What needs to be done. Leave out the pictures, then reproduce the rest of the material exactly.

Data block.
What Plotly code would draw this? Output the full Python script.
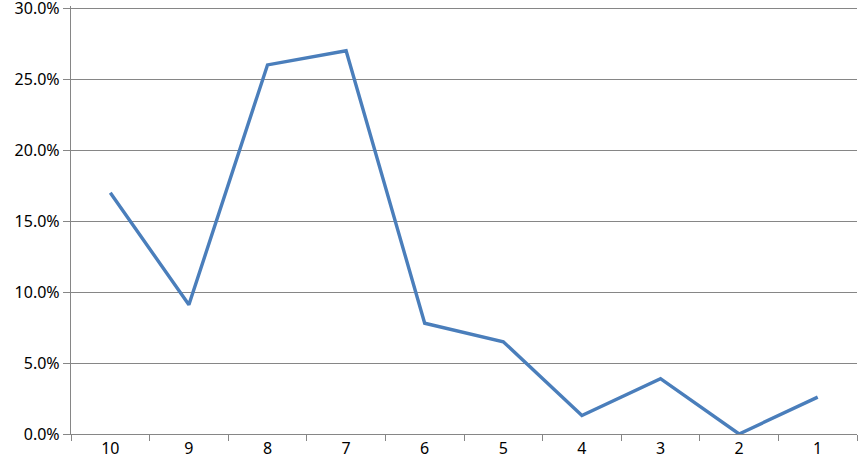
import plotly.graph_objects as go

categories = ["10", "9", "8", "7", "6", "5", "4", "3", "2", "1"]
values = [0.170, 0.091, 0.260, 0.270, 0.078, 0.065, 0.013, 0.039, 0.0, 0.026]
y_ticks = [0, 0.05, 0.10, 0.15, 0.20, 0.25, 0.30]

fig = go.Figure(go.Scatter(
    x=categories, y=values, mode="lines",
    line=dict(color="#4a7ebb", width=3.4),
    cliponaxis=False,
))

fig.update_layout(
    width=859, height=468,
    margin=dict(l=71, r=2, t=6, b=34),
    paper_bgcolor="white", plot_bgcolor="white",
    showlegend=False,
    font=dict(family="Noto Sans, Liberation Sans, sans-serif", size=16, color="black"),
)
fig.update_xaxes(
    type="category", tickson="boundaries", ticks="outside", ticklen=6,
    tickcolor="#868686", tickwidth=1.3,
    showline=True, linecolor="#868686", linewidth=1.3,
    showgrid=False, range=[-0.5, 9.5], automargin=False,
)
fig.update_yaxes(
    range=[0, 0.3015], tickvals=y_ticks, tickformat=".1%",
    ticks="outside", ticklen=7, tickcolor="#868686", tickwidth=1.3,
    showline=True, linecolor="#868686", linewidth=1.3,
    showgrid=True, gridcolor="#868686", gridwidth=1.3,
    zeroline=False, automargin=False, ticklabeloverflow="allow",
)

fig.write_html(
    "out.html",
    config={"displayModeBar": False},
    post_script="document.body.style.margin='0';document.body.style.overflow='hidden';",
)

Right answer.
What Plotly code would draw this? Output the full Python script.
import plotly.graph_objects as go

categories = ["10", "9", "8", "7", "6", "5", "4", "3", "2", "1"]
values = [0.170, 0.091, 0.260, 0.270, 0.078, 0.065, 0.013, 0.039, 0.0, 0.026]
y_ticks = [0, 0.05, 0.10, 0.15, 0.20, 0.25, 0.30]

fig = go.Figure(go.Scatter(
    x=categories, y=values, mode="lines",
    line=dict(color="#4a7ebb", width=3.4),
    cliponaxis=False,
))

fig.update_layout(
    width=859, height=468,
    margin=dict(l=71, r=2, t=6, b=34),
    paper_bgcolor="white", plot_bgcolor="white",
    showlegend=False,
    font=dict(family="Noto Sans, Liberation Sans, sans-serif", size=16, color="black"),
)
fig.update_xaxes(
    type="category", tickson="boundaries", ticks="outside", ticklen=6,
    tickcolor="#868686", tickwidth=1.3,
    showline=True, linecolor="#868686", linewidth=1.3,
    showgrid=False, range=[-0.5, 9.5], automargin=False,
)
fig.update_yaxes(
    range=[0, 0.3015], tickvals=y_ticks, tickformat=".1%",
    ticks="outside", ticklen=7, tickcolor="#868686", tickwidth=1.3,
    showline=True, linecolor="#868686", linewidth=1.3,
    showgrid=True, gridcolor="#868686", gridwidth=1.3,
    zeroline=False, automargin=False, ticklabeloverflow="allow",
)

fig.write_html(
    "out.html",
    config={"displayModeBar": False},
    post_script="document.body.style.margin='0';document.body.style.overflow='hidden';",
)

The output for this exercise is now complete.